Distributed Database Question Bank with Answers 12

Distributed Database Question Bank with Answers



1. In the Two-Phase Commit Protocol (2PC), why can blocking never be completely eliminated, even when the participants elect a new coordinator?

After the election, the new coordinator may crash as well. In this case, the remaining participants may not be able to reach a final decision, because this requires the vote from the newly elected coordinator, just as before.
The greatest disadvantage of the two-phase commit protocol is that it is a blocking protocol. If the coordinator fails permanently, some participants will never resolve their transactions: After a participant has sent an agreement message to the coordinator, it will block until a commit or rollback is received.

2. How should a small/large relation be partitioned?

It is better to assign a small relation to a single disk (single partition). Partitioning across several sites will never improve the performance.
A large relation should be partitioned across all the available disks (to increase the use of parallelism). In case of large relations, partitioning will be helpful a lot.

3. Which among the three architectures (share disk, shared memory, shared nothing) supports the failure of one processor?

Shared disk architecture is fault-tolerant to the extent that if a processor fails, other processors can take over its tasks as all processors can access the database resident on the disks.

4. Which form of parallelism (inter-query, intra-query, inter-operation, intra-operation) is most likely to advance the following goals and why?

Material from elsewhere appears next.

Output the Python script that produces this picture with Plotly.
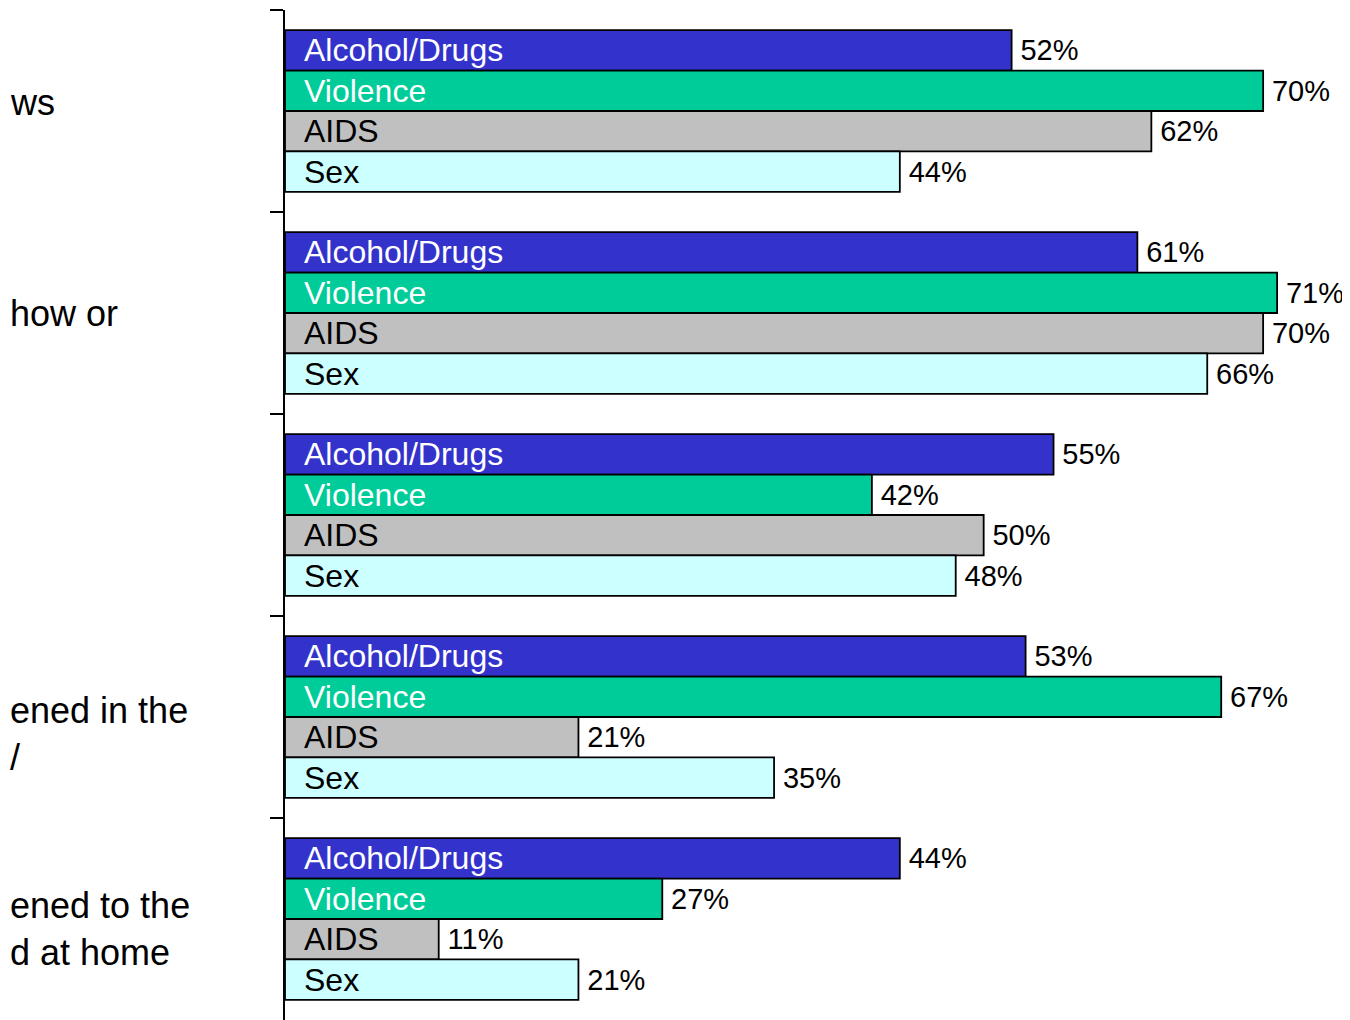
import plotly.graph_objects as go

# ---- data ----
categories = ["Q1", "Q2", "Q3", "Q4", "Q5"]
category_labels = ["ws", "how or", "", "ened in the<br>/", "ened to the<br>d at home"]
series_names = ["Alcohol/Drugs", "Violence", "AIDS", "Sex"]
alcohol_drugs = [52, 61, 55, 53, 44]
violence = [70, 71, 42, 67, 27]
aids = [62, 70, 50, 21, 11]
sex = [44, 66, 48, 35, 21]

series_values = [alcohol_drugs, violence, aids, sex]
colors = ["#3333CC", "#00CC99", "#C0C0C0", "#CCFFFF"]
text_colors = ["white", "white", "black", "black"]
FONT = "Liberation Sans, Arial, sans-serif"

fig = go.Figure()
for i, (name, vals) in enumerate(zip(series_names, series_values)):
    fig.add_trace(go.Bar(
        y=categories, x=vals, orientation="h", name=name,
        offsetgroup=str(i),
        marker=dict(color=colors[i], line=dict(color="black", width=1.8)),
        text=["\u2002" + name] * len(vals),
        textposition="inside", insidetextanchor="start",
        textfont=dict(family=FONT, size=32, color=text_colors[i]),
        constraintext="none", cliponaxis=False,
        hoverinfo="skip", showlegend=False,
    ))
    fig.add_trace(go.Bar(
        y=categories, x=vals, orientation="h", name=name + " value",
        offsetgroup=str(i),
        marker=dict(color="rgba(0,0,0,0)", line=dict(width=0)),
        text=["\u2009%d%%" % v for v in vals],
        textposition="outside",
        textfont=dict(family=FONT, size=29, color="black"),
        constraintext="none", cliponaxis=False,
        hoverinfo="skip", showlegend=False,
    ))

label_shifts = [9, 0, 0, -17, -10]
for cat, lab, ys in zip(categories, category_labels, label_shifts):
    if not lab:
        continue
    fig.add_annotation(
        x=0, xref="paper", y=cat, yref="y", xanchor="left", yanchor="middle",
        xshift=-277, yshift=ys, text=lab, showarrow=False, align="left",
        font=dict(family=FONT, size=36, color="black"),
    )

fig.update_layout(
    width=1342, height=1012,
    margin=dict(l=277, r=17, t=2, b=0),
    paper_bgcolor="white", plot_bgcolor="white",
    barmode="group", bargap=0.2, bargroupgap=0,
    font=dict(family=FONT, color="black"),
    xaxis=dict(range=[0, 75], visible=False, showgrid=False, zeroline=False),
    yaxis=dict(
        type="category", categoryorder="array", categoryarray=categories,
        range=[4.5, -0.5], showticklabels=False, showgrid=False, zeroline=False,
        tickson="boundaries", ticks="outside", ticklen=13, tickwidth=2, tickcolor="black",
        showline=True, linewidth=2, linecolor="black",
    ),
)

fig.write_html("out.html")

i) Increasing the throughput and response time of the system when there are lots of smaller queries.
Inter-query parallelism is about executing multiple queries simultaneously. When there are smaller queries, this parallelism will increase the throughput, that is, the number of queries executed per unit time will be increased. Other type of parallelism don’t help much for small queries.

ii) Increasing the throughput and response time of the system, when there are a few large queries and the systems consist of several disks and processors.
Intraquery parallelism is likely to reduce throughput times efficiently in the cases of a few large queries. A large number of processors is best made use of using intraoperation parallelism, these queries typically contain  only a few operations (when there are few queries, then the number of simultaneous operation may even be less than the number of processors), but each operation usually refers to large number of tuples.
An example would be parallel sort: each processor executes the same operation, in this case sorting, simultaneously with the other processors. There is no interaction with other processors.

5. Suppose a company which processes transactions is growing rapidly and needs to choose a new, parallel computer. What would be more important, speedup or transaction scale-up? Why?

Since the scale of operations increases, one can expect the number of transactions submitted per unit time to increase. Individual transactions don’t have to take more time, so scale-up is the most important thing.